**EXERCISE TASK:** Up to and including the line that contains "(barmid) at (14.55,-5.80);", write out each line of the material from its first line, exactly.

**MATERIAL PROVIDED:**
• • •

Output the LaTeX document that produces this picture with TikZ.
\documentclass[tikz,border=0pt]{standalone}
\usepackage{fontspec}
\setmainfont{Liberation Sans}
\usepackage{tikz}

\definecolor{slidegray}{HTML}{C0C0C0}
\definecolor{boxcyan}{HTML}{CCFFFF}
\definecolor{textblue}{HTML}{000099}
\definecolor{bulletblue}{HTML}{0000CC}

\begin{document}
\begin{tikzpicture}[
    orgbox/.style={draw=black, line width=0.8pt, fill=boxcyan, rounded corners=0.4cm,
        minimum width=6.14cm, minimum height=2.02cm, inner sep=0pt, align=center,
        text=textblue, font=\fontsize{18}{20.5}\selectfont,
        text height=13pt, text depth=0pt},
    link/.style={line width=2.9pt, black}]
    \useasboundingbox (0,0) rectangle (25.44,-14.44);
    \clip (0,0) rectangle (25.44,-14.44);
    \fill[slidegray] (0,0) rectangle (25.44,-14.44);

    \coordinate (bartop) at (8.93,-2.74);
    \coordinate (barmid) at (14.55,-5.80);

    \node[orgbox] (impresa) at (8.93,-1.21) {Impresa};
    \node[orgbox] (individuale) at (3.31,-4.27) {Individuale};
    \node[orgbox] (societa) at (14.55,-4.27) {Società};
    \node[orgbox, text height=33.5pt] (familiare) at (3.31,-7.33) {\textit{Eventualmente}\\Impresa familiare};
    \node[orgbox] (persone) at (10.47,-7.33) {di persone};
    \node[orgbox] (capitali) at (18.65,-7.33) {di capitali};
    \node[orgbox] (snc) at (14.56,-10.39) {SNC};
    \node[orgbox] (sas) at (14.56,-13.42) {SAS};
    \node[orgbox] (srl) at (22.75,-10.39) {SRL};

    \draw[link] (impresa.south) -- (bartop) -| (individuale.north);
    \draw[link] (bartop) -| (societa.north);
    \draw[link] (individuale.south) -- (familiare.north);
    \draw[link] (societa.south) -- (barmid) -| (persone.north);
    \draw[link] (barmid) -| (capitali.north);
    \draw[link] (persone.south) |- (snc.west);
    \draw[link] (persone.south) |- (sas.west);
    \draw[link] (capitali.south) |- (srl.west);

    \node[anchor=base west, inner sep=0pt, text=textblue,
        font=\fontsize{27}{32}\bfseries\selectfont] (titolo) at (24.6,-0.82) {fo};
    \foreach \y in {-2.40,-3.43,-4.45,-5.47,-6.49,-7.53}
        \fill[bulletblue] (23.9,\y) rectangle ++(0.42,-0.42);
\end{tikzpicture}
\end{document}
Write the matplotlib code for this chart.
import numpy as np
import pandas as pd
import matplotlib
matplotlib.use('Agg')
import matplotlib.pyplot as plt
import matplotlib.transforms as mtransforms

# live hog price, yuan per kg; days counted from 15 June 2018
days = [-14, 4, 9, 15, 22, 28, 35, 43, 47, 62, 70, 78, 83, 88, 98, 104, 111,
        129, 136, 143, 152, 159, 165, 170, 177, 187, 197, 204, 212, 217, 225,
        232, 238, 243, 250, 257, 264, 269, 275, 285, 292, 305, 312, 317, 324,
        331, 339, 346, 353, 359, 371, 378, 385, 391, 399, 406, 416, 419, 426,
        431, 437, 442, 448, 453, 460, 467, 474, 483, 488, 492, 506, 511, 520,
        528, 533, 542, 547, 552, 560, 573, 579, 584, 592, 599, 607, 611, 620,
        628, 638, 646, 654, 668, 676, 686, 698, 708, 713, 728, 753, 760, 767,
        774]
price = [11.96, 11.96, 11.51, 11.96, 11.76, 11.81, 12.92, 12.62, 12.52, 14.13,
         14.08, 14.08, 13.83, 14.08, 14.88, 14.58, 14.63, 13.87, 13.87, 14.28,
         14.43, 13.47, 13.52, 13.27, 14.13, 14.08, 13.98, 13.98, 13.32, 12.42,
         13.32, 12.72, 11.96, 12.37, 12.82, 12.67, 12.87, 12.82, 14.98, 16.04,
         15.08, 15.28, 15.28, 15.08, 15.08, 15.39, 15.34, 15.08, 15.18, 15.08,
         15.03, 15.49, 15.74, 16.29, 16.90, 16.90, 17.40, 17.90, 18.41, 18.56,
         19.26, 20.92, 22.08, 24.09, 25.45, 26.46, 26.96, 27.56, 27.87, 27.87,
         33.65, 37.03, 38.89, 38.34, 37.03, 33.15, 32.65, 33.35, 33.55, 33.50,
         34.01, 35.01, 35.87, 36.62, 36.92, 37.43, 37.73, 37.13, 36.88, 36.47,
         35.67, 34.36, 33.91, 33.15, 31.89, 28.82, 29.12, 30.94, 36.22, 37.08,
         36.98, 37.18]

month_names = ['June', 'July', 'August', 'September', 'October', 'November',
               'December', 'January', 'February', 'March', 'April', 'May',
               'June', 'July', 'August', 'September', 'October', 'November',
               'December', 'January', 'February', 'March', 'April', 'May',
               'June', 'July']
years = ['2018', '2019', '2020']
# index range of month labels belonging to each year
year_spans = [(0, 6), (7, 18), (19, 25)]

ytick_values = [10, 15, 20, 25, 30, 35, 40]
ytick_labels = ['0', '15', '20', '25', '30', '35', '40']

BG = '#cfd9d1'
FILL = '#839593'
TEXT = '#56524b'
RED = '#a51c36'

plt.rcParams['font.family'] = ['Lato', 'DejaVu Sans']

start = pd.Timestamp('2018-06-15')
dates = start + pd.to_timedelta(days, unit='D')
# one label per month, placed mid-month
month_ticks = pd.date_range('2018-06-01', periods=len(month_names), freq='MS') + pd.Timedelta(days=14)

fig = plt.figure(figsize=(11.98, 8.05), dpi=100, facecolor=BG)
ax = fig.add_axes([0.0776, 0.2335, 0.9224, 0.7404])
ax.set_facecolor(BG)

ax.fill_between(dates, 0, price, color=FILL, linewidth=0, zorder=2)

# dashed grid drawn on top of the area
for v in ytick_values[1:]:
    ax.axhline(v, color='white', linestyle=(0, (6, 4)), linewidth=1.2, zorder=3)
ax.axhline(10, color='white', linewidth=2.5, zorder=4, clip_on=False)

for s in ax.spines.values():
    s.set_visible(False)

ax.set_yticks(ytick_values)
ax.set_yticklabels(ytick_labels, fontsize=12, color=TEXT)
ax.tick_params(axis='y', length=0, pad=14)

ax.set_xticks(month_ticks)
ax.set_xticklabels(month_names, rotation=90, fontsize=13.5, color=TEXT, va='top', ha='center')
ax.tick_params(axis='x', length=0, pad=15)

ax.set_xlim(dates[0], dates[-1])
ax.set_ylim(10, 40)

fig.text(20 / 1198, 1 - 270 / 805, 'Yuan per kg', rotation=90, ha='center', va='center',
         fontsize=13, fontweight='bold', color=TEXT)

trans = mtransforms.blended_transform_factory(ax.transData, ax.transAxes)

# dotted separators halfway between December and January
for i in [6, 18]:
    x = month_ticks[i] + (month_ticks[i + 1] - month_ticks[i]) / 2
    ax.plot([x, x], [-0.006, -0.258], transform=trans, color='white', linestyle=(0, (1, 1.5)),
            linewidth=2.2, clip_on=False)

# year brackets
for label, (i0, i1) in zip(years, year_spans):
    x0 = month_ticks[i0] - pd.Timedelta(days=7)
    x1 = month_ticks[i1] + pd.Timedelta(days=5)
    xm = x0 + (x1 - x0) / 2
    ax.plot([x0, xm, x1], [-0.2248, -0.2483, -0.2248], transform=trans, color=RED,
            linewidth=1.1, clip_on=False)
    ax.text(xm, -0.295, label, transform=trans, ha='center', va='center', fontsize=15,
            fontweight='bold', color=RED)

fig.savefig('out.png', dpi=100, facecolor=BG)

• • •

**RESULT FOR THIS EXERCISE:**
Output the LaTeX document that produces this picture with TikZ.
\documentclass[tikz,border=0pt]{standalone}
\usepackage{fontspec}
\setmainfont{Liberation Sans}
\usepackage{tikz}

\definecolor{slidegray}{HTML}{C0C0C0}
\definecolor{boxcyan}{HTML}{CCFFFF}
\definecolor{textblue}{HTML}{000099}
\definecolor{bulletblue}{HTML}{0000CC}

\begin{document}
\begin{tikzpicture}[
    orgbox/.style={draw=black, line width=0.8pt, fill=boxcyan, rounded corners=0.4cm,
        minimum width=6.14cm, minimum height=2.02cm, inner sep=0pt, align=center,
        text=textblue, font=\fontsize{18}{20.5}\selectfont,
        text height=13pt, text depth=0pt},
    link/.style={line width=2.9pt, black}]
    \useasboundingbox (0,0) rectangle (25.44,-14.44);
    \clip (0,0) rectangle (25.44,-14.44);
    \fill[slidegray] (0,0) rectangle (25.44,-14.44);

    \coordinate (bartop) at (8.93,-2.74);
    \coordinate (barmid) at (14.55,-5.80);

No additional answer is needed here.